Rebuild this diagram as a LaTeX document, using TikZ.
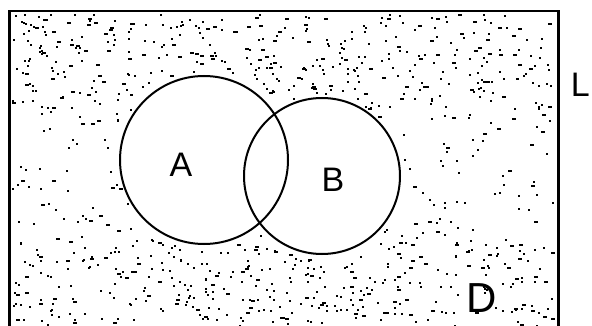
\documentclass[tikz,border=0pt]{standalone}
\usepackage{fontspec}
\setmainfont{Liberation Sans}
\usetikzlibrary{positioning}

\begin{document}
\begin{tikzpicture}[
    x=1pt, y=-1pt,
    universe/.style={draw=black, line width=2.5pt, anchor=north west, inner sep=0pt},
    setcircle/.style={circle, draw=black, line width=2pt, inner sep=0pt},
    setlabel/.style={inner sep=0pt, font=\fontsize{34}{34}\selectfont},
    speck/.style={fill=black}
  ]
  \useasboundingbox (0,0) rectangle (592,326);

  % specks in the region outside A and B
  \pgfmathsetseed{42}
  \foreach \i in {1,...,1400} {
    \pgfmathsetmacro{\px}{12+random(0,540)}
    \pgfmathsetmacro{\py}{14+random(0,312)}
    \pgfmathsetmacro{\da}{((\px-204)/10)^2+((\py-160)/10)^2}
    \pgfmathsetmacro{\db}{((\px-322)/10)^2+((\py-176)/10)^2}
    \pgfmathtruncatemacro{\ok}{and(and(\da>77,\db>67),or(or(\py<110,\py>238),rnd<0.4))}
    \pgfmathtruncatemacro{\w}{2+2*random(0,1)*random(0,1)}
    \ifnum\ok=1
      \fill[speck] (\px,\py) rectangle ++(\w,2);
    \fi
  }

  \node[universe, minimum width=549pt, minimum height=335pt] (U) at (8,10) {};
  \node[setcircle, minimum size=168pt] (setA) at (204,160) {};
  \node[setcircle, minimum size=156pt] (setB) at (322,176) {};

  \node[setlabel] (labA) at (181,165) {A};
  \node[setlabel] (labB) at (333,180) {B};
  \node[setlabel, font=\fontsize{42}{42}\selectfont] (labD) at (482,298) {D};
  \node[setlabel, anchor=east] (labU) at (590,85) {L};
\end{tikzpicture}
\end{document}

=-=-=-=-=

» **WHAT THE EXERCISE ASKS**
Transcribe each line above verbatim, with the pictures left out.

» **RESPONSE TO THE EXERCISE**
Rebuild this diagram as a LaTeX document, using TikZ.
\documentclass[tikz,border=0pt]{standalone}
\usepackage{fontspec}
\setmainfont{Liberation Sans}
\usetikzlibrary{positioning}

\begin{document}
\begin{tikzpicture}[
    x=1pt, y=-1pt,
    universe/.style={draw=black, line width=2.5pt, anchor=north west, inner sep=0pt},
    setcircle/.style={circle, draw=black, line width=2pt, inner sep=0pt},
    setlabel/.style={inner sep=0pt, font=\fontsize{34}{34}\selectfont},
    speck/.style={fill=black}
  ]
  \useasboundingbox (0,0) rectangle (592,326);

  % specks in the region outside A and B
  \pgfmathsetseed{42}
  \foreach \i in {1,...,1400} {
    \pgfmathsetmacro{\px}{12+random(0,540)}
    \pgfmathsetmacro{\py}{14+random(0,312)}
    \pgfmathsetmacro{\da}{((\px-204)/10)^2+((\py-160)/10)^2}
    \pgfmathsetmacro{\db}{((\px-322)/10)^2+((\py-176)/10)^2}
    \pgfmathtruncatemacro{\ok}{and(and(\da>77,\db>67),or(or(\py<110,\py>238),rnd<0.4))}
    \pgfmathtruncatemacro{\w}{2+2*random(0,1)*random(0,1)}
    \ifnum\ok=1
      \fill[speck] (\px,\py) rectangle ++(\w,2);
    \fi
  }

  \node[universe, minimum width=549pt, minimum height=335pt] (U) at (8,10) {};
  \node[setcircle, minimum size=168pt] (setA) at (204,160) {};
  \node[setcircle, minimum size=156pt] (setB) at (322,176) {};

  \node[setlabel] (labA) at (181,165) {A};
  \node[setlabel] (labB) at (333,180) {B};
  \node[setlabel, font=\fontsize{42}{42}\selectfont] (labD) at (482,298) {D};
  \node[setlabel, anchor=east] (labU) at (590,85) {L};
\end{tikzpicture}
\end{document}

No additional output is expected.